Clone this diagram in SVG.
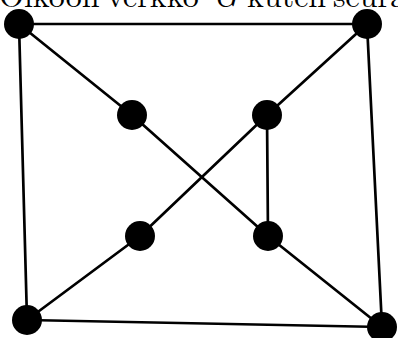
<svg xmlns="http://www.w3.org/2000/svg" width="398" height="338" viewBox="0 0 398 338">
<style>
.e{stroke:#000;stroke-width:2.7;fill:none;stroke-linecap:round}
.n{fill:#000}
.t{font-family:"Latin Modern Roman","Liberation Serif",serif;font-size:32px;fill:#000}
</style>
<rect width="398" height="338" fill="#fff"/>
<text class="t" y="7"><tspan x="-1">Olkoon</tspan><tspan x="107">verkko</tspan><tspan x="213" font-style="italic">G</tspan><tspan x="247">kuten</tspan><tspan x="333">seura</tspan></text>
<g id="edges">
<line class="e" x1="19" y1="24" x2="367" y2="24"/>
<line class="e" x1="19" y1="24" x2="27" y2="320"/>
<line class="e" x1="19" y1="24" x2="132" y2="115"/>
<line class="e" x1="132" y1="115" x2="268" y2="236"/>
<line class="e" x1="268" y1="236" x2="382" y2="327"/>
<line class="e" x1="367" y1="24" x2="267" y2="115"/>
<line class="e" x1="267" y1="115" x2="140" y2="236"/>
<line class="e" x1="140" y1="236" x2="27" y2="320"/>
<line class="e" x1="267" y1="115" x2="268" y2="236"/>
<line class="e" x1="367" y1="24" x2="382" y2="327"/>
<line class="e" x1="27" y1="320" x2="382" y2="327"/>
</g>
<g id="n1"><circle class="n" cx="19" cy="24" r="15"/></g>
<g id="n2"><circle class="n" cx="367" cy="24" r="15"/></g>
<g id="n3"><circle class="n" cx="132" cy="115" r="15"/></g>
<g id="n4"><circle class="n" cx="267" cy="115" r="15"/></g>
<g id="n5"><circle class="n" cx="140" cy="236" r="15"/></g>
<g id="n6"><circle class="n" cx="268" cy="236" r="15"/></g>
<g id="n7"><circle class="n" cx="27" cy="320" r="15"/></g>
<g id="n8"><circle class="n" cx="382" cy="327" r="15"/></g>
</svg>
┄┄┄┄┄┄
= Objective =
Set down the material exactly, every line of it, except for the pictures.

= Final result =
Clone this diagram in SVG.
<svg xmlns="http://www.w3.org/2000/svg" width="398" height="338" viewBox="0 0 398 338">
<style>
.e{stroke:#000;stroke-width:2.7;fill:none;stroke-linecap:round}
.n{fill:#000}
.t{font-family:"Latin Modern Roman","Liberation Serif",serif;font-size:32px;fill:#000}
</style>
<rect width="398" height="338" fill="#fff"/>
<text class="t" y="7"><tspan x="-1">Olkoon</tspan><tspan x="107">verkko</tspan><tspan x="213" font-style="italic">G</tspan><tspan x="247">kuten</tspan><tspan x="333">seura</tspan></text>
<g id="edges">
<line class="e" x1="19" y1="24" x2="367" y2="24"/>
<line class="e" x1="19" y1="24" x2="27" y2="320"/>
<line class="e" x1="19" y1="24" x2="132" y2="115"/>
<line class="e" x1="132" y1="115" x2="268" y2="236"/>
<line class="e" x1="268" y1="236" x2="382" y2="327"/>
<line class="e" x1="367" y1="24" x2="267" y2="115"/>
<line class="e" x1="267" y1="115" x2="140" y2="236"/>
<line class="e" x1="140" y1="236" x2="27" y2="320"/>
<line class="e" x1="267" y1="115" x2="268" y2="236"/>
<line class="e" x1="367" y1="24" x2="382" y2="327"/>
<line class="e" x1="27" y1="320" x2="382" y2="327"/>
</g>
<g id="n1"><circle class="n" cx="19" cy="24" r="15"/></g>
<g id="n2"><circle class="n" cx="367" cy="24" r="15"/></g>
<g id="n3"><circle class="n" cx="132" cy="115" r="15"/></g>
<g id="n4"><circle class="n" cx="267" cy="115" r="15"/></g>
<g id="n5"><circle class="n" cx="140" cy="236" r="15"/></g>
<g id="n6"><circle class="n" cx="268" cy="236" r="15"/></g>
<g id="n7"><circle class="n" cx="27" cy="320" r="15"/></g>
<g id="n8"><circle class="n" cx="382" cy="327" r="15"/></g>
</svg>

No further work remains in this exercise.